-- Start MATERIAL --

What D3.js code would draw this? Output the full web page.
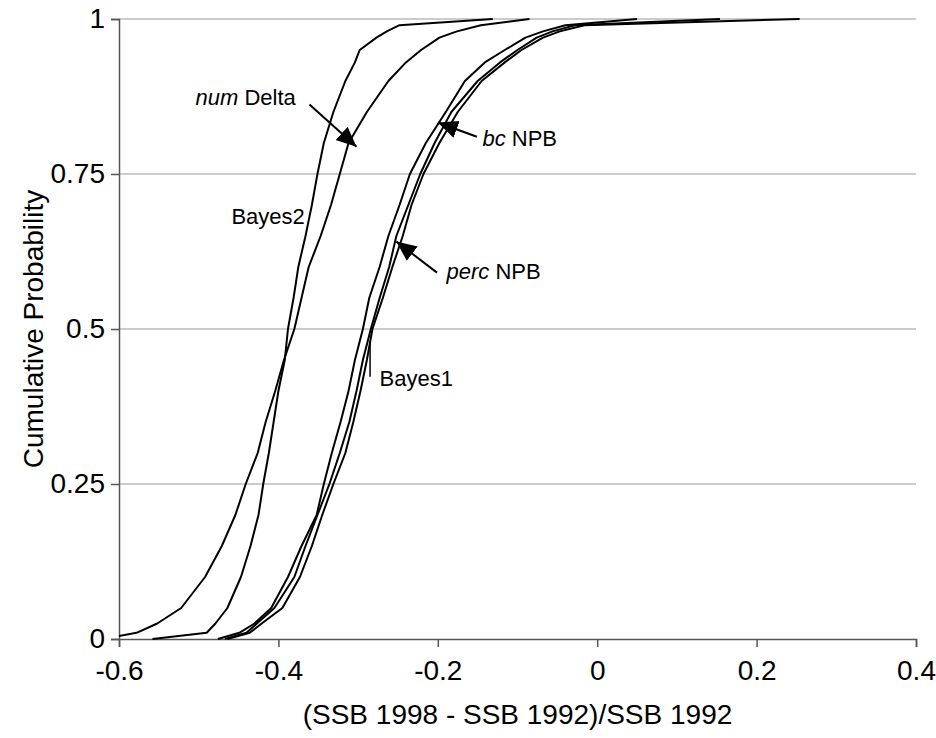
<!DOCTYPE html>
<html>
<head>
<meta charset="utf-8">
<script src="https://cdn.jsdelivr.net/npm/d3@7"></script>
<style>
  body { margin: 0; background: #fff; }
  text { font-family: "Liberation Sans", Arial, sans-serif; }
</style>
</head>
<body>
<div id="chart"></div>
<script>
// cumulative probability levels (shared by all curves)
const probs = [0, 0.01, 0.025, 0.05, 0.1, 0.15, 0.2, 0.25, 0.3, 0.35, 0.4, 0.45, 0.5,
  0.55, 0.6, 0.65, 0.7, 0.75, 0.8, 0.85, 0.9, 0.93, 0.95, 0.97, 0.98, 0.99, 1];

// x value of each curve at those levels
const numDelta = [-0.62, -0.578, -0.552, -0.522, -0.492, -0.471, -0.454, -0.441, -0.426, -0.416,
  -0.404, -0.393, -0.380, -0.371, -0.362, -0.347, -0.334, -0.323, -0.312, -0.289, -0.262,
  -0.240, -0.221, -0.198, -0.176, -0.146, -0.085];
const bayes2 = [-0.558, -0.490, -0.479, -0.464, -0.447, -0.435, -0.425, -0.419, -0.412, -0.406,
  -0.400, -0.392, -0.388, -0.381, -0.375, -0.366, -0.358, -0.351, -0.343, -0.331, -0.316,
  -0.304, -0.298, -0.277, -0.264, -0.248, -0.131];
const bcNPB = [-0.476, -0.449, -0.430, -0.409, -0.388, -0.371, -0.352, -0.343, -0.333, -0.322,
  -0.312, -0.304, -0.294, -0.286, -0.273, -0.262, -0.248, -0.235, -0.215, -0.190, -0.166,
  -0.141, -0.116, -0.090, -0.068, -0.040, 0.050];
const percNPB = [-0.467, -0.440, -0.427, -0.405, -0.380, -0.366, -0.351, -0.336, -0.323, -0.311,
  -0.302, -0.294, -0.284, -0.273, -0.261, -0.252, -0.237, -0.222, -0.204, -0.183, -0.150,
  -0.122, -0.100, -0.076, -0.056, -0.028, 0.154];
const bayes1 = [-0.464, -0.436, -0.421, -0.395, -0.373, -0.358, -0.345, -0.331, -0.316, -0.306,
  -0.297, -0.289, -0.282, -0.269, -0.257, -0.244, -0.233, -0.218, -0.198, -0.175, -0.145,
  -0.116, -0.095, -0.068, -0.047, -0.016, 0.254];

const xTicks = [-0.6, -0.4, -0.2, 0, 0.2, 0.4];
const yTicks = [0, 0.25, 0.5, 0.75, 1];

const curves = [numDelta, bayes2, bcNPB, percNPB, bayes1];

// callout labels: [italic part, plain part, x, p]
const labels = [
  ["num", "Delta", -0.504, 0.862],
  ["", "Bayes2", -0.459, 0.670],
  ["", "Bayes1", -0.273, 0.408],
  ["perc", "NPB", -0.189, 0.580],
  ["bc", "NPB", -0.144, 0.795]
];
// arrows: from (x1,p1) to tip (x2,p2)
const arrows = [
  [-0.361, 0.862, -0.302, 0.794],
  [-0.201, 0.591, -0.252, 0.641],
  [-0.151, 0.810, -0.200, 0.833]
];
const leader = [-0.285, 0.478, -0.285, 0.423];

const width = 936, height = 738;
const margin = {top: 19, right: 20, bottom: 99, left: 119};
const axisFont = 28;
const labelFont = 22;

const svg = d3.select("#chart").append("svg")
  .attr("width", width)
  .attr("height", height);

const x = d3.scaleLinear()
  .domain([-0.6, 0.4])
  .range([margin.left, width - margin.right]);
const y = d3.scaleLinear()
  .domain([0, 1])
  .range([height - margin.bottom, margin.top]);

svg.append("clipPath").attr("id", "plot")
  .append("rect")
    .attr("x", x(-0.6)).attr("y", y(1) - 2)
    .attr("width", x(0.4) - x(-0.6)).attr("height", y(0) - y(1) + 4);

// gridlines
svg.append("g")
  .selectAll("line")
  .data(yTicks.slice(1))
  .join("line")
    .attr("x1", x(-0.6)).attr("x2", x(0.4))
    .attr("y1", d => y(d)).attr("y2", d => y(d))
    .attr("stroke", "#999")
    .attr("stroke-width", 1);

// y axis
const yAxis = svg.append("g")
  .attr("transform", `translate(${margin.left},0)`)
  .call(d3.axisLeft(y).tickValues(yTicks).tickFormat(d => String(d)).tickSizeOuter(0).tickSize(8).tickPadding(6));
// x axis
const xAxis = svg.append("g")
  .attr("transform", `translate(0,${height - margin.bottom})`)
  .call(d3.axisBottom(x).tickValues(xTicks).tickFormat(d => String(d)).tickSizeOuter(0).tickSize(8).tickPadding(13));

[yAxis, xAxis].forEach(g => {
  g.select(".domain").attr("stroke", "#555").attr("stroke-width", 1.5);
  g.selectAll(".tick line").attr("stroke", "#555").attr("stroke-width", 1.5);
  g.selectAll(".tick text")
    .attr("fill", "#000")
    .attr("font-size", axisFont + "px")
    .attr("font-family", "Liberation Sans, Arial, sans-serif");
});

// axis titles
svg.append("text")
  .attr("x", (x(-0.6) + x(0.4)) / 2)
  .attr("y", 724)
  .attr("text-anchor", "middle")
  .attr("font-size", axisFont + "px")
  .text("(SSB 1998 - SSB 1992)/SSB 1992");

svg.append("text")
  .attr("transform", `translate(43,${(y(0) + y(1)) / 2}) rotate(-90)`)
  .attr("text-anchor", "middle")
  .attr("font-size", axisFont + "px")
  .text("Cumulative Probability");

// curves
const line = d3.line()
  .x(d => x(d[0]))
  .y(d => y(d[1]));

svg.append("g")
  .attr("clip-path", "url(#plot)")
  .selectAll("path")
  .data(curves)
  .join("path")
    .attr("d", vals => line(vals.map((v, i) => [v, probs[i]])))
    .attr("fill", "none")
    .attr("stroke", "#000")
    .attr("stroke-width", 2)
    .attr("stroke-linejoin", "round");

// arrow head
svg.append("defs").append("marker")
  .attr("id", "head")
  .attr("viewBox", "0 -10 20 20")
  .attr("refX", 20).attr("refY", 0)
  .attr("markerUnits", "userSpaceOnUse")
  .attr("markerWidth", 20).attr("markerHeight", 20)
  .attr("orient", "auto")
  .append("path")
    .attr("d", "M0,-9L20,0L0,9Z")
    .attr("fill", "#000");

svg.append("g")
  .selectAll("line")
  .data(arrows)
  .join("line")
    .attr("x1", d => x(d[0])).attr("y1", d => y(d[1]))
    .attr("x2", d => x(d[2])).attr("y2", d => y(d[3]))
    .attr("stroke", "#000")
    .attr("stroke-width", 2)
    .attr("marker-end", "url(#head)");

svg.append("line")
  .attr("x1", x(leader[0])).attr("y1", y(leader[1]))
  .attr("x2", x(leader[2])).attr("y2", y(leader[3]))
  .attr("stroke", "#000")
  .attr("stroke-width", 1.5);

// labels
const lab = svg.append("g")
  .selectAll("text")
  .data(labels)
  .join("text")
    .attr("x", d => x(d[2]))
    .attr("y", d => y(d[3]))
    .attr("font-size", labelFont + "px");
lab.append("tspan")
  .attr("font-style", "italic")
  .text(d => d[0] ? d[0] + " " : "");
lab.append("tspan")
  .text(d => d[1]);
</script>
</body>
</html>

-- End MATERIAL --

Leave out any pictures and return exactly the lines from the beginning of the data through the line with "0.98, 0.99, 1];", inclusive.

What D3.js code would draw this? Output the full web page.
<!DOCTYPE html>
<html>
<head>
<meta charset="utf-8">
<script src="https://cdn.jsdelivr.net/npm/d3@7"></script>
<style>
  body { margin: 0; background: #fff; }
  text { font-family: "Liberation Sans", Arial, sans-serif; }
</style>
</head>
<body>
<div id="chart"></div>
<script>
// cumulative probability levels (shared by all curves)
const probs = [0, 0.01, 0.025, 0.05, 0.1, 0.15, 0.2, 0.25, 0.3, 0.35, 0.4, 0.45, 0.5,
  0.55, 0.6, 0.65, 0.7, 0.75, 0.8, 0.85, 0.9, 0.93, 0.95, 0.97, 0.98, 0.99, 1];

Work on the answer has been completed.